New year, new market: Turning the calendar over can make a world of difference.
This broad-based rally comes in stark contrast to last year, when only 10 asset classes registered gains. Cocoa futures, wheat, natural gas, palladium and the U.S. dollar were among those assets. Meanwhile, the S&P 500 dropped 6.2 percent in 2018 while crude and lumber both fell more than 20 percent.
“January was the snap back from a deeply oversold December,” said Nicholas Colas, co-founder of DataTrek Research, in a note to clients. “The worse an asset class performed last month/last year, the better it did this month. By and large ‘the last shall be first’ was January’s tagline.”
However, a rip-roaring rally this early in the year is not giving Colas much solace that 2019 will be a better year than 2018.
In his note Thursday, Colas points to when he was a trader at SAC Capital Advisors, a hedge fund that was run by Steven Cohen. Back then, every trader could see how the other traders at the hedge fund were performing in real time.
“Once in a while, the entire organization would sync up, with every trader showing a healthy gain for the day,” Colas said. “This usually happened shortly after the open, at which point someone would invariably yell, ‘Close the market!'”

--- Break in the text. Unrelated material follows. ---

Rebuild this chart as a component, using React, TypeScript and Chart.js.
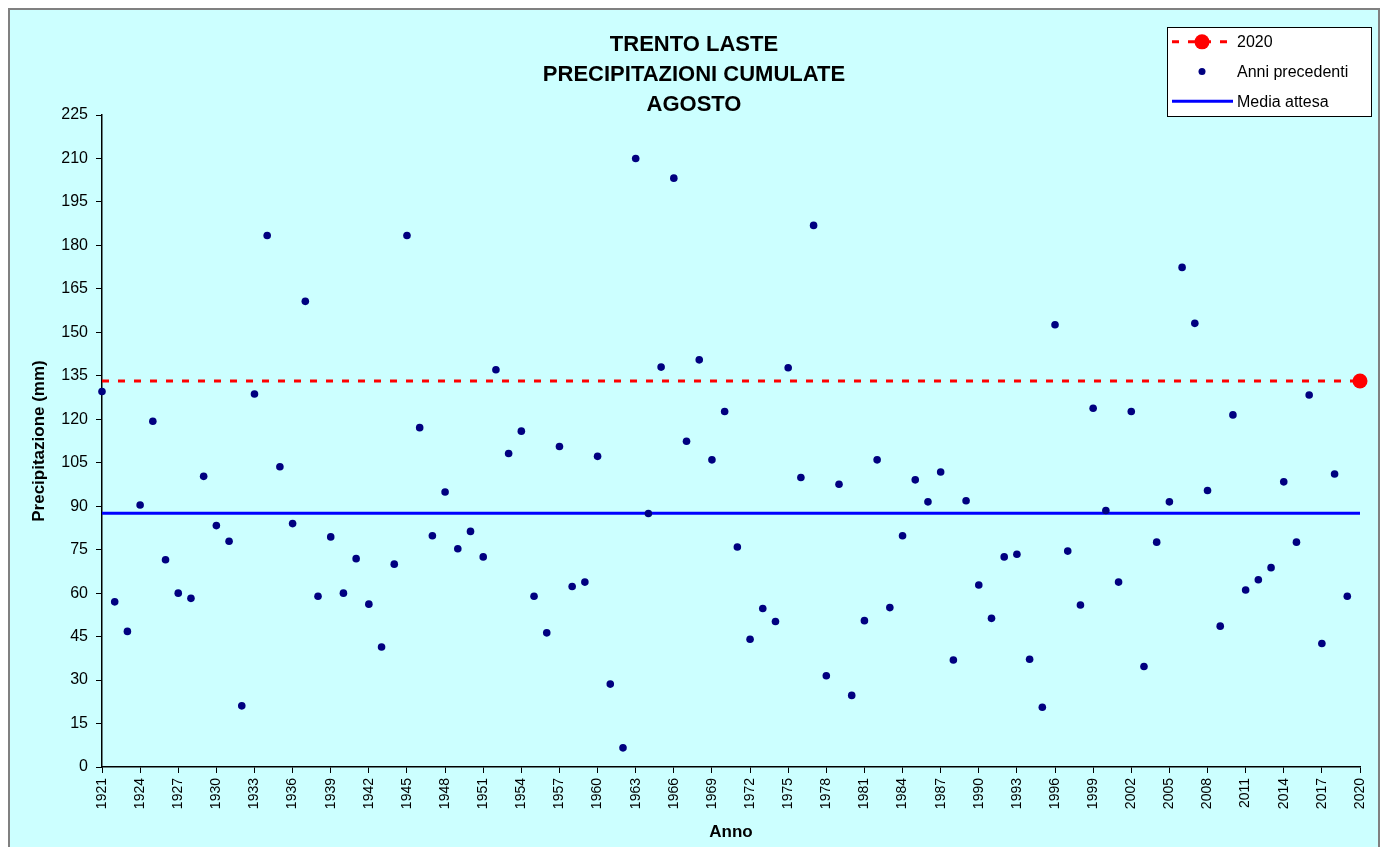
import React, { useEffect, useRef } from "react";
import { Chart, registerables } from "chart.js";

Chart.register(...registerables);

const titleLines = ["TRENTO LASTE", "PRECIPITAZIONI CUMULATE", "AGOSTO"];
const xTitle = "Anno";
const yTitle = "Precipitazione (mm)";
const firstYear = 1921;
const lastYear = 2020;
const yTickMax = 225;
const yTickStep = 15;
const xTickStep = 3;

// Precipitation of previous years (1921..2019), mm
const previousValues = [
  129.6, 57.0, 46.8, 90.4, 119.3, 71.5, 60.0, 58.2, 100.3, 83.3,
  77.9, 21.1, 128.7, 183.4, 103.6, 84.0, 160.7, 58.9, 79.4, 60.0,
  71.9, 56.2, 41.4, 70.0, 183.4, 117.1, 79.8, 94.9, 75.3, 81.3,
  72.5, 137.1, 108.2, 115.9, 58.9, 46.3, 110.6, 62.3, 63.8, 107.2,
  28.6, 6.6, 210.0, 87.5, 138.0, 203.2, 112.4, 140.5, 106.0, 122.7,
  75.9, 44.1, 54.7, 50.2, 137.8, 99.9, 186.9, 31.5, 97.6, 24.7,
  50.5, 106.0, 55.0, 79.8, 99.1, 91.5, 101.8, 36.9, 91.9, 62.8,
  51.3, 72.5, 73.4, 37.2, 20.6, 152.6, 74.5, 55.9, 123.8, 88.5,
  63.8, 122.7, 34.7, 77.6, 91.5, 172.4, 153.1, 95.4, 48.6, 121.5,
  61.1, 64.6, 68.8, 98.4, 77.6, 128.4, 42.6, 101.1, 58.9,
];
const value2020 = 133.2;
const expectedMean = 87.6;

const seriesLabels = ["2020", "Anni precedenti", "Media attesa"];

const FONT = "'Liberation Sans', Arial, Helvetica, sans-serif";

const titlePlugin = {
  id: "centeredTitle",
  afterDraw(chart: any, _args: any, opts: any) {
    const ctx = chart.ctx;
    ctx.save();
    ctx.fillStyle = "#000000";
    ctx.font = `bold ${opts.size}px ${FONT}`;
    ctx.textAlign = "center";
    ctx.textBaseline = "middle";
    opts.lines.forEach((line: string, i: number) => {
      ctx.fillText(line, chart.width / 2, opts.top + i * opts.lineHeight);
    });
    ctx.restore();
  },
};

const legendPlugin = {
  id: "boxLegend",
  afterDraw(chart: any, _args: any, opts: any) {
    const ctx = chart.ctx;
    const { x, y, w, h } = opts;
    const rowH = h / chart.data.datasets.length;
    ctx.save();
    ctx.fillStyle = "#ffffff";
    ctx.fillRect(x, y, w, h);
    ctx.strokeStyle = "#000000";
    ctx.lineWidth = 1;
    ctx.strokeRect(x + 0.5, y + 0.5, w, h);
    chart.data.datasets.forEach((ds: any, i: number) => {
      const cy = y + rowH * (i + 0.5);
      const x0 = x + 5;
      const x1 = x + 66;
      const mx = x + 35;
      if (ds.showLine) {
        ctx.save();
        ctx.strokeStyle = ds.borderColor;
        ctx.lineWidth = ds.borderWidth;
        ctx.setLineDash(ds.borderDash || []);
        ctx.beginPath();
        ctx.moveTo(x0, cy);
        ctx.lineTo(x1, cy);
        ctx.stroke();
        ctx.restore();
      }
      const r = ds.legendMarkerRadius || 0;
      if (r > 0) {
        ctx.fillStyle = ds.pointBackgroundColor;
        ctx.beginPath();
        ctx.arc(mx, cy, r, 0, Math.PI * 2);
        ctx.fill();
      }
      ctx.fillStyle = "#000000";
      ctx.font = `16px ${FONT}`;
      ctx.textAlign = "left";
      ctx.textBaseline = "middle";
      ctx.fillText(ds.label, x + 70, cy + 1);
    });
    ctx.restore();
  },
};

export default function App() {
  const canvasRef = useRef<HTMLCanvasElement | null>(null);

  useEffect(() => {
    if (!canvasRef.current) return;
    Chart.defaults.font.family = FONT;
    const prevPoints = previousValues.map((v, i) => ({ x: firstYear + i, y: v }));
    const chart = new Chart(canvasRef.current, {
      type: "scatter",
      data: {
        datasets: [
          {
            label: seriesLabels[0],
            data: [
              { x: firstYear, y: value2020 },
              { x: lastYear, y: value2020 },
            ],
            showLine: true,
            borderColor: "#ff0000",
            backgroundColor: "#ff0000",
            borderWidth: 3,
            borderDash: [7, 9],
            pointRadius: [0, 7.5],
            pointHoverRadius: [0, 7.5],
            pointBackgroundColor: "#ff0000",
            pointBorderWidth: 0,
            legendMarkerRadius: 7.5,
            clip: false,
          } as any,
          {
            label: seriesLabels[1],
            data: prevPoints,
            showLine: false,
            pointRadius: 3.8,
            pointBackgroundColor: "#000080",
            pointBorderColor: "#000080",
            pointBorderWidth: 0,
            legendMarkerRadius: 3.5,
            clip: false,
          } as any,
          {
            label: seriesLabels[2],
            data: [
              { x: firstYear, y: expectedMean },
              { x: lastYear, y: expectedMean },
            ],
            showLine: true,
            borderColor: "#0000ff",
            backgroundColor: "#0000ff",
            borderWidth: 3,
            pointRadius: 0,
            legendMarkerRadius: 0,
            clip: false,
          } as any,
        ],
      },
      options: {
        responsive: false,
        animation: false,
        devicePixelRatio: 1,
        layout: { padding: { top: 105, left: 0, right: 18, bottom: 0 } },
        plugins: {
          legend: { display: false },
          tooltip: { enabled: false },
          title: { display: false },
          centeredTitle: { lines: titleLines, size: 22, top: 35, lineHeight: 30 },
          boxLegend: { x: 1157, y: 17, w: 204, h: 89 },
        } as any,
        scales: {
          x: {
            type: "linear",
            min: firstYear,
            max: lastYear,
            afterFit(scale: any) {
              scale.height = 80;
              scale.paddingRight = 0;
            },
            ticks: {
              stepSize: xTickStep,
              autoSkip: false,
              minRotation: 90,
              maxRotation: 90,
              padding: 5,
              color: "#000000",
              font: { size: 14, family: FONT },
              callback: (v: any) => String(v),
            },
            grid: {
              display: true,
              drawOnChartArea: false,
              drawTicks: true,
              tickLength: 6,
              tickColor: "#000000",
              tickWidth: 1,
            },
            border: { display: true, color: "#000000", width: 1.5 },
            title: {
              display: true,
              text: xTitle,
              color: "#000000",
              font: { size: 17, weight: "bold", family: FONT },
              padding: { top: 0, bottom: 4 },
            },
          },
          y: {
            type: "linear",
            min: 0,
            max: yTickMax,
            afterFit(scale: any) {
              scale.width = 92;
            },
            ticks: {
              stepSize: yTickStep,
              padding: 8,
              color: "#000000",
              font: { size: 16, family: FONT },
              callback: (v: any) => String(v),
            },
            grid: {
              display: true,
              drawOnChartArea: false,
              drawTicks: true,
              tickLength: 6,
              tickColor: "#000000",
              tickWidth: 1,
            },
            border: { display: true, color: "#000000", width: 1.5 },
            title: {
              display: true,
              text: yTitle,
              color: "#000000",
              font: { size: 17, weight: "bold", family: FONT },
              padding: { top: 19, bottom: 0 },
            },
          },
        },
      } as any,
      plugins: [titlePlugin, legendPlugin],
    });
    return () => chart.destroy();
  }, []);

  return (
    <div
      style={{
        width: 1368,
        height: 837,
        border: "2px solid #808080",
        borderBottom: "none",
        background: "#CCFFFF",
      }}
    >
      <canvas
        ref={canvasRef}
        width={1368}
        height={837}
        style={{ display: "block", width: 1368, height: 837 }}
      />
    </div>
  );
}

“As I look at the YTD performance for global capital markets, I can’t help but think many investors wish they could close out the year right now rather than face the next 11 months. It doesn’t work that way, of course,” Colas adds.
Investors will have to face a number of hurdles over the next 11 months, including slowing economic growth, declining year-over-year earnings growth and lingering uncertainty around U.S.-China trade relations.
The good news for investors is the S&P 500 usually ends the year higher when January is a positive month. Since 1950, the S&P 500 has posted an annual gain 87 percent of the time when January is a positive month, according to The Stock Trader’s Almanac.